In this special issue, we are emphasizing UNDERLAYMENT. The variations of product availability in this category are almost endless. You can pore it, trowel it, nail it, glue it, screw it and sometimes it's even tattooed for you. Regardless of what system you use, being familiar with the application, limitations and corresponding warrantees are what we need to understand. In the past we have had particle board, masonite, structurewood and let's not forget lauan as options for our board type underlayments. We have seen the plywood types (3 and 5 ply) come to the front of the pack and be the products most recommended by resilient manufacturers because of their non-staining qualities. I have talked until I was blue in the face about the lack of quality that lauan offers the end user, but for some reason it still has its place in the home centers and with some distributors. Some will argue that price is the underlaying factor for the decision to use it. I will argue that quality of the installation is compromised when a sub-par material is used. In some cases you void any and all warranty given by the manufacturer of the floorcovering when you use non-recommended products.

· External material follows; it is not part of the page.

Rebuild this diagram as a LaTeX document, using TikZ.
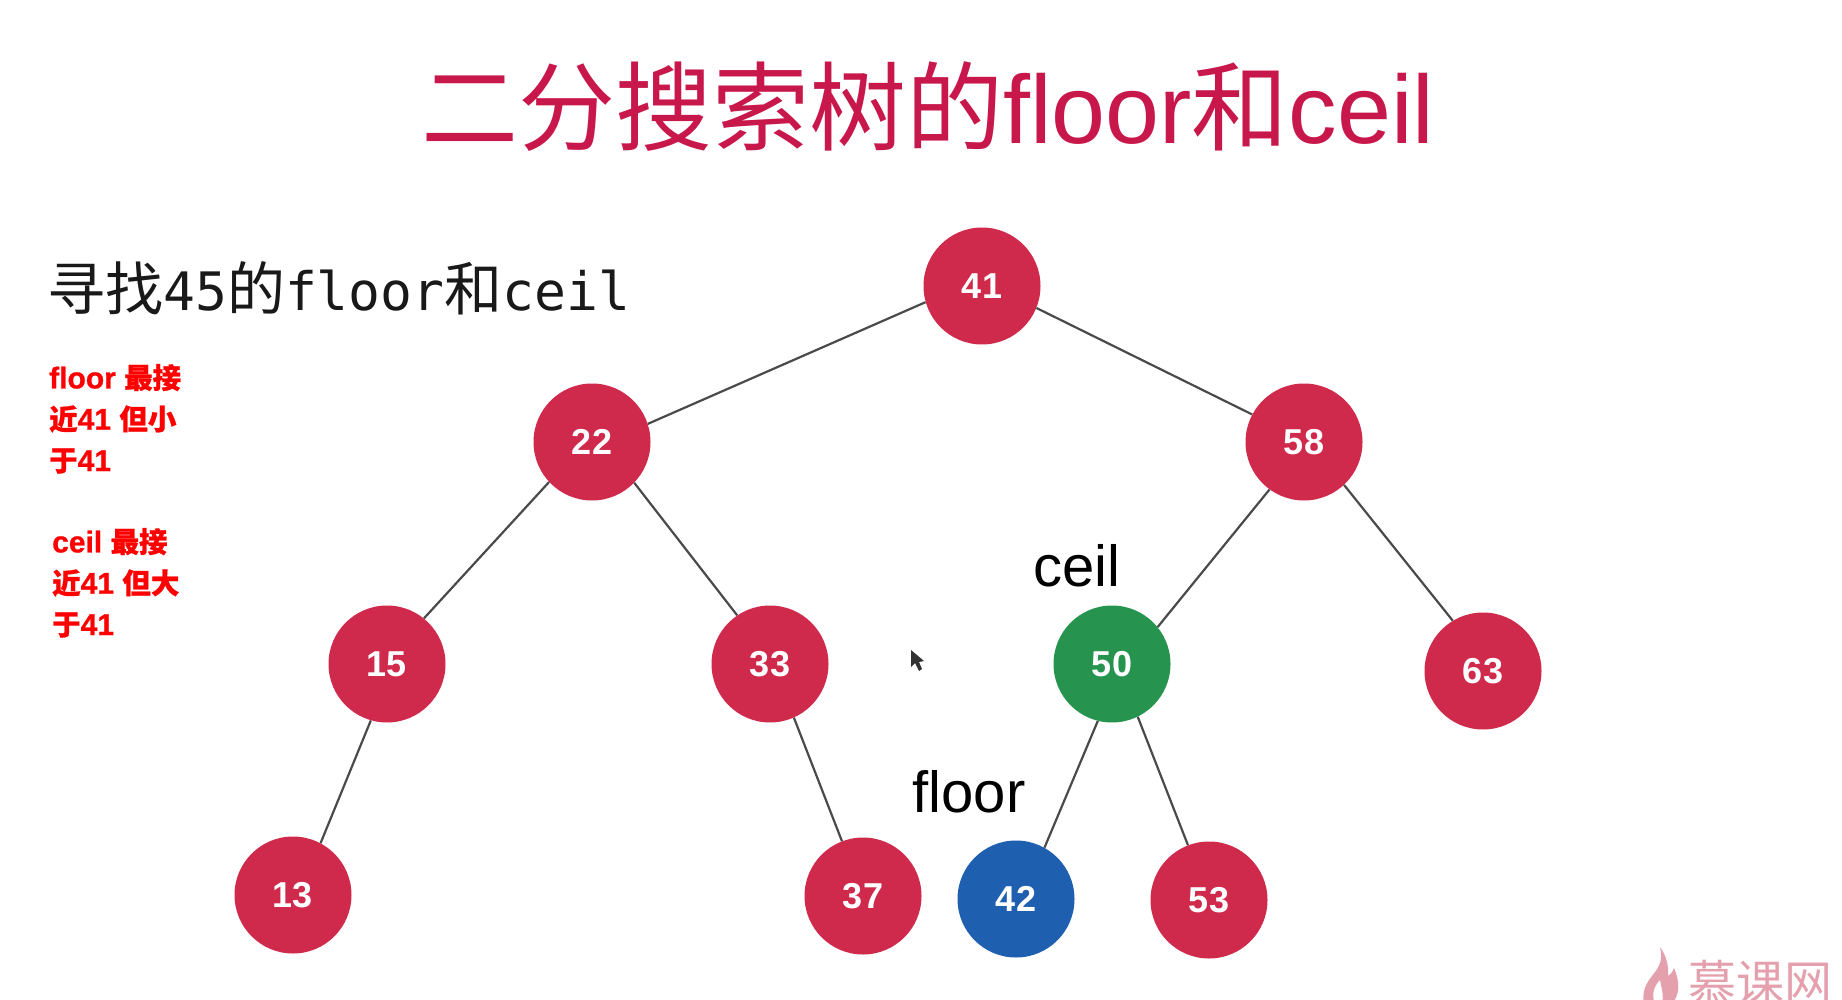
\documentclass[tikz,border=0pt]{standalone}
\usepackage{fontspec}
\setmainfont{Liberation Sans}
\newfontfamily\cjk{Noto Sans CJK SC}
\newfontfamily\monof{DejaVu Sans Mono}
\newfontfamily\notelat{Liberation Sans}[BoldFeatures={FakeBold=0.8}]
\newfontfamily\notecjk{Noto Sans CJK SC}[BoldFeatures={FakeBold=0.8}]
\newcommand{\notezh}[1]{{\notecjk\bfseries\fontsize{28.5}{41.3}\selectfont #1}}
\newcommand{\subzh}[1]{{\cjk\fontsize{58}{58}\selectfont #1}}
\definecolor{nodered}{HTML}{CF2A4C}
\definecolor{nodegreen}{HTML}{26934F}
\definecolor{nodeblue}{HTML}{1E5FB0}
\definecolor{titlered}{HTML}{C8174B}
\definecolor{edgegray}{HTML}{4A4A4A}
\definecolor{logopink}{HTML}{E5A0AE}
\tikzset{
  treenode/.style={circle,draw=none,fill=nodered,minimum size=117pt,inner sep=0pt,text=white,
    font=\fontsize{36}{36}\selectfont\bfseries},
  edge/.style={draw=edgegray,line width=2.2pt},
  tag/.style={anchor=base,text=black,font=\fontsize{58}{58}\selectfont,inner sep=0pt},
  redtext/.style={anchor=base west,inner sep=0pt,align=left,text=red,
    font=\notelat\bfseries\fontsize{30}{41.3}\selectfont},
}
\begin{document}
\begin{tikzpicture}[x=1pt,y=-1pt]
\useasboundingbox (0,0) rectangle (1842,1000);
\fill[white] (0,0) rectangle (1842,1000);
% title
\node[anchor=base west,inner sep=0pt,text=titlered,font=\fontsize{97}{97}\selectfont] (title) at (421,144)
  {{\cjk 二分搜索树的}floor{\cjk 和}ceil};
% subtitle
\node[anchor=base west,inner sep=0pt,text=black!90,font=\fontsize{53}{53}\selectfont\monof] (sub) at (47,311)
  {\subzh{寻找}45\subzh{的}floor\subzh{和}ceil};
% red notes
\node[redtext] (floornote) at (49,471) {floor \notezh{最接}\\\notezh{近}41 \notezh{但小}\\\notezh{于}41};
\node[redtext] (ceilnote) at (52,635) {ceil \notezh{最接}\\\notezh{近}41 \notezh{但大}\\\notezh{于}41};
% nodes
\node[treenode] (n41) at (982,286) {41};
\node[treenode] (n22) at (592,442) {22};
\node[treenode] (n58) at (1304,442) {58};
\node[treenode] (n15) at (387,664) {15};
\node[treenode] (n33) at (770,664) {33};
\node[treenode,fill=nodegreen] (n50) at (1112,664) {50};
\node[treenode] (n63) at (1483,671) {63};
\node[treenode] (n13) at (293,895) {13};
\node[treenode] (n37) at (863,896) {37};
\node[treenode,fill=nodeblue] (n42) at (1016,899) {42};
\node[treenode] (n53) at (1209,900) {53};
% edges
\draw[edge] (n41.196) -- (n22.18);
\draw[edge] (n41.-22) -- (n58.152);
\draw[edge] (n22.223) -- (n15.51);
\draw[edge] (n22.-44) -- (n33.124);
\draw[edge] (n58.234) -- (n50.39);
\draw[edge] (n58.-47) -- (n63.121);
\draw[edge] (n15.254) -- (n13.62);
\draw[edge] (n33.-66) -- (n37.111);
\draw[edge] (n50.256) -- (n42.61);
\draw[edge] (n50.-64) -- (n53.111);
% labels
\node[tag] (ceillabel) at (1077,586) {ceil};
\node[tag] (floorlabel) at (969,812) {floor};
% cursor
\fill[black!80] (911,650) -- (911,667) -- (915,663) -- (919,671) -- (922,669) -- (919,662) -- (924,661) -- cycle;
% logo
\begin{scope}
\clip (0,0) rectangle (1842,1000);
\fill[logopink,even odd rule] (1660,947) .. controls (1663,960) and (1660,966) .. (1652,976)
  .. controls (1645,985) and (1642,992) .. (1644,1004) -- (1655,1004)
  .. controls (1651,994) and (1654,986) .. (1660,980) .. controls (1662,990) and (1664,996) .. (1662,1004)
  -- (1672,1004) .. controls (1680,994) and (1680,982) .. (1674,968) .. controls (1672,973) and (1670,975) .. (1668,976)
  .. controls (1669,966) and (1666,955) .. (1660,947) -- cycle;
\node[anchor=base west,inner sep=0pt,text=logopink,font=\cjk\fontsize{48}{48}\selectfont] (logo) at (1688,1000) {慕课网};
\end{scope}
\end{tikzpicture}
\end{document}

This would be all well and good if you had a warranty from the underlayment manufacturer to replace the job, but check the warranty for lauan; there is none! The terms "Interior Grade" and "Exterior Grade" also come into play; would it be a good idea to always use an exterior grade for all applications? Then if moisture is introduced, we would have covered our butt for the benefit of the end user. The following is a collection of how you should not do it.

The first example is a ceramic installation over old cushion backed vinyl floorcovering. A 1/4-inch backer board was used, but was it enough? Checking your ANSI specifications will help you with this one. Photo 1 shows the composite of materials used and Photo 2 shows the result. The total thickness of subfloor and backer board was only 1 inch!

There was too much movement in the underlayment for the ceramic, and cracks were everywhere.

In the next example, the fast track builder used masonite for all his underlayment needs. A low joist is the culprit. A check of subfloor levelness prior to installation would have told the machine that more prep work was needed. If masonite is recommended, then knowing how to install it and what adhesive can be used is most important. And let's not forget about open time on the adhesive (Photo 3). In this installation of solid vinyl over lauan, there is loss of bond at the glue line (perimeter). You can see that the product was laid in a timely manner; the trowel marks are not showing and the adhesive is a uniform layer (Photo 4).

But what happened to the transfer to the back of the flooring (Photo 5)? The lauan plasticized the adhesive and compromised the bond. Look down the center and you will see a 90 degree angle telegraphing in the middle of the tile pattern. You could measure the underlayment panel size as 4-by-8 foot.

This usually means lauan but not always. Do we butt and sand the joints or do we leave a gap and patch? That is the question. If you sand and don't vacuum, you will have problems due to the trapped dust on the surface of the underlayment affecting both your patch and adhesive bonds. If you over-water or don't use the proper additive (if the patch calls for one), then you may have telegraphing that looks like this (Photo 6).

Gypsum patch used to level the concrete before a solid vinyl tile was installed (Photo 7). Proper use of a trowel is one of the problems here. Because of a lack of levelness in the subfloor, the mechanic applied adhesive to the back of some tile (Photo 8). Due to a lack of surface contact, the tile popped off the patch.

Adhesive cannot be used to level out a subfloor. There is no bridging capability built into the product. We could argue about epoxies, but your soft set adhesives are not designed to overcome irregularities in a subfloor. Should a gypsum patch even be used for this?

"What you don't see can't hurt you" is no way to address your underlayment needs. Even your low grade floorcovering will look great if the proper prep work is done the way the manufacturer intended. So if you're not sure about how to install the underlayment or if you don't know what the floorcovering manufacturer recommends for underlayment, then "YOU MAKE THE CALL" and find out.